On Sept. 2, 2005, a federal judge rejected a motion to dismiss Arab Bank. Within weeks the plaintiffs filed the actions against Cr?(C)dit Lyonnais and National Westminster, a division of the Royal Bank of Scotland. Currently the actions represent the families of 50 Americans killed in Palestinian Intifada attacks since 2000. Oral arguments in Arab Bank are scheduled for spring.

If successful these cases could present another layer of risk and responsibility for financial institutions.
“The duties to monitor and report have been around for 30 or 40 years. That's different from a duty to prevent payment to terrorists or to pay damages to victims,” says Rachel Giesber Clingman, a partner at Sutherland Asbill & Brennan and an expert in terrorism-related litigation. “The duty of banks is becoming very broad, and the consequences are also shifting.”

Giesber Clingman says banks are aware of the terror-related reporting requirements and most have taken steps to comply, such as implementing sophisticated electronic safeguards. Lists of Foreign Terrorist Organizations (FTO) and Specially Designated Global Terrorists (SDGT) are screened as a matter of course. But the sudden and dramatic increase in the scope of banks' responsibilities is creating anxiety.

“Obviously the peak of concern is in New York, where these cases are,” she says. “But there's a heightened concern everywhere.”

Forensic Science
According to the plaintiffs' lawyers, banks should perform “look-backs.”

The U.S. government continually updates the FTO and SDGT databases, and Israel and the EU maintain similar watch lists. Plaintiffs' counsel say the real test of compliance is not just cutting off parties that appear on the lists, but also looking back at previous transactions involving those parties to examine the money trail. Osen wants banks to take the information that is available and work back forensically–a far cry from simple BSA reporting requirements.

Steingard points out that although banks are first in the line of fire, they are by no means the only ones with risk.
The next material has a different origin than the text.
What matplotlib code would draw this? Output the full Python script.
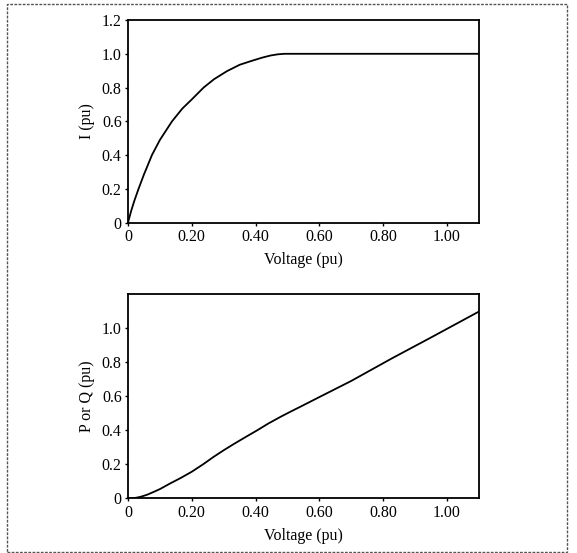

“Any corporation that does business internationally should make sure none of its entities could be accused of trafficking with terrorists,” he says. “That could be construed as materially supporting terrorism. This is true not just in the Middle East but around the world.”

These are no idle words. In mid-March, Osen and his team opened a new litigation half a world away
from the Intifada. Julan v. Chiquita Brands International, filed in the Southern District of Florida, seeks
damages from the banana company on behalf of the families of five American missionaries kidnapped and murdered by the FARC.